* **Job**: In your copy, leave out the pictures; write out all the data exactly.

========================

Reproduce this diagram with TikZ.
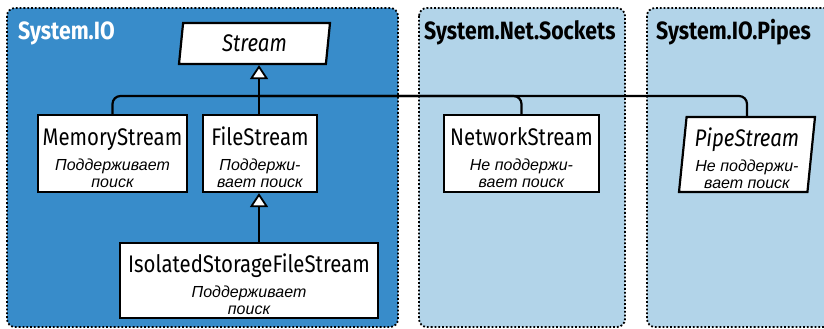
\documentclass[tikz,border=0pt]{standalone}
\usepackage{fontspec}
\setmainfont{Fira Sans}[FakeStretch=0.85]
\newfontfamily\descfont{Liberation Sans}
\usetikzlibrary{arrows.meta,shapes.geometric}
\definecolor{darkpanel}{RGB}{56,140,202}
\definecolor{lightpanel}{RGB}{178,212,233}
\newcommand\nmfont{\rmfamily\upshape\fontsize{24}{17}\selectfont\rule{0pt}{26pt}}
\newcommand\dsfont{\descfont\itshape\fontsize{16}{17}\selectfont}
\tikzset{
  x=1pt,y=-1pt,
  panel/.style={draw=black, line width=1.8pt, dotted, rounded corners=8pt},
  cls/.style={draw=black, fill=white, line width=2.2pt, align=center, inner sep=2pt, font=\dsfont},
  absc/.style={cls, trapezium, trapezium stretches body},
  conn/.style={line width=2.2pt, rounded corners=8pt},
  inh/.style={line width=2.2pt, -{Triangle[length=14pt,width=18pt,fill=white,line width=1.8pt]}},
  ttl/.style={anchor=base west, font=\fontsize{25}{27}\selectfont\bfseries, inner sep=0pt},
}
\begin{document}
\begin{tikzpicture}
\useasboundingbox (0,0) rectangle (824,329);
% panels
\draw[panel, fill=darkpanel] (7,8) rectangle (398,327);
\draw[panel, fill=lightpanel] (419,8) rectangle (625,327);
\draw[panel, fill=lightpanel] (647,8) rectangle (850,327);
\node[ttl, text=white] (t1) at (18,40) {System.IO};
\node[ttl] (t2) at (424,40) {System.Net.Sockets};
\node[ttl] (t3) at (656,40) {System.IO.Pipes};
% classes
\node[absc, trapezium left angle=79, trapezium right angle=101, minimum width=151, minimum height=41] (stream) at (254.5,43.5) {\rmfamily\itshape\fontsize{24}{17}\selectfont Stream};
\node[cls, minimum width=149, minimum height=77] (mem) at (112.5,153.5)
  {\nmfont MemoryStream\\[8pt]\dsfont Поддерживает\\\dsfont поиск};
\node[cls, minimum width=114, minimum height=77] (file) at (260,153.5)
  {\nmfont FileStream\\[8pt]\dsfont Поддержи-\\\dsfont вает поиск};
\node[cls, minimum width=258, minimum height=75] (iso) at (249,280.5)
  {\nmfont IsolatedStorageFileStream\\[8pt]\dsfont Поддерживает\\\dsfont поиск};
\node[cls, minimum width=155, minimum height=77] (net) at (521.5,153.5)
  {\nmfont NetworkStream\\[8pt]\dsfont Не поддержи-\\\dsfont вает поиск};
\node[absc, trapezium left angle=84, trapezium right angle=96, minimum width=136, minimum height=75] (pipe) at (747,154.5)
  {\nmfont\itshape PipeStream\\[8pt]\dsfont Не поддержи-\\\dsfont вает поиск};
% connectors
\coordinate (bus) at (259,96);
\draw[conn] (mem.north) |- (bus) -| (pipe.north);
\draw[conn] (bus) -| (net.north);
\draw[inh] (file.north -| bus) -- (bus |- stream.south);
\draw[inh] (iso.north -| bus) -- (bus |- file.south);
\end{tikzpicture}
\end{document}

========================

* **Answer to the problem**:
Reproduce this diagram with TikZ.
\documentclass[tikz,border=0pt]{standalone}
\usepackage{fontspec}
\setmainfont{Fira Sans}[FakeStretch=0.85]
\newfontfamily\descfont{Liberation Sans}
\usetikzlibrary{arrows.meta,shapes.geometric}
\definecolor{darkpanel}{RGB}{56,140,202}
\definecolor{lightpanel}{RGB}{178,212,233}
\newcommand\nmfont{\rmfamily\upshape\fontsize{24}{17}\selectfont\rule{0pt}{26pt}}
\newcommand\dsfont{\descfont\itshape\fontsize{16}{17}\selectfont}
\tikzset{
  x=1pt,y=-1pt,
  panel/.style={draw=black, line width=1.8pt, dotted, rounded corners=8pt},
  cls/.style={draw=black, fill=white, line width=2.2pt, align=center, inner sep=2pt, font=\dsfont},
  absc/.style={cls, trapezium, trapezium stretches body},
  conn/.style={line width=2.2pt, rounded corners=8pt},
  inh/.style={line width=2.2pt, -{Triangle[length=14pt,width=18pt,fill=white,line width=1.8pt]}},
  ttl/.style={anchor=base west, font=\fontsize{25}{27}\selectfont\bfseries, inner sep=0pt},
}
\begin{document}
\begin{tikzpicture}
\useasboundingbox (0,0) rectangle (824,329);
% panels
\draw[panel, fill=darkpanel] (7,8) rectangle (398,327);
\draw[panel, fill=lightpanel] (419,8) rectangle (625,327);
\draw[panel, fill=lightpanel] (647,8) rectangle (850,327);
\node[ttl, text=white] (t1) at (18,40) {System.IO};
\node[ttl] (t2) at (424,40) {System.Net.Sockets};
\node[ttl] (t3) at (656,40) {System.IO.Pipes};
% classes
\node[absc, trapezium left angle=79, trapezium right angle=101, minimum width=151, minimum height=41] (stream) at (254.5,43.5) {\rmfamily\itshape\fontsize{24}{17}\selectfont Stream};
\node[cls, minimum width=149, minimum height=77] (mem) at (112.5,153.5)
  {\nmfont MemoryStream\\[8pt]\dsfont Поддерживает\\\dsfont поиск};
\node[cls, minimum width=114, minimum height=77] (file) at (260,153.5)
  {\nmfont FileStream\\[8pt]\dsfont Поддержи-\\\dsfont вает поиск};
\node[cls, minimum width=258, minimum height=75] (iso) at (249,280.5)
  {\nmfont IsolatedStorageFileStream\\[8pt]\dsfont Поддерживает\\\dsfont поиск};
\node[cls, minimum width=155, minimum height=77] (net) at (521.5,153.5)
  {\nmfont NetworkStream\\[8pt]\dsfont Не поддержи-\\\dsfont вает поиск};
\node[absc, trapezium left angle=84, trapezium right angle=96, minimum width=136, minimum height=75] (pipe) at (747,154.5)
  {\nmfont\itshape PipeStream\\[8pt]\dsfont Не поддержи-\\\dsfont вает поиск};
% connectors
\coordinate (bus) at (259,96);
\draw[conn] (mem.north) |- (bus) -| (pipe.north);
\draw[conn] (bus) -| (net.north);
\draw[inh] (file.north -| bus) -- (bus |- stream.south);
\draw[inh] (iso.north -| bus) -- (bus |- file.south);
\end{tikzpicture}
\end{document}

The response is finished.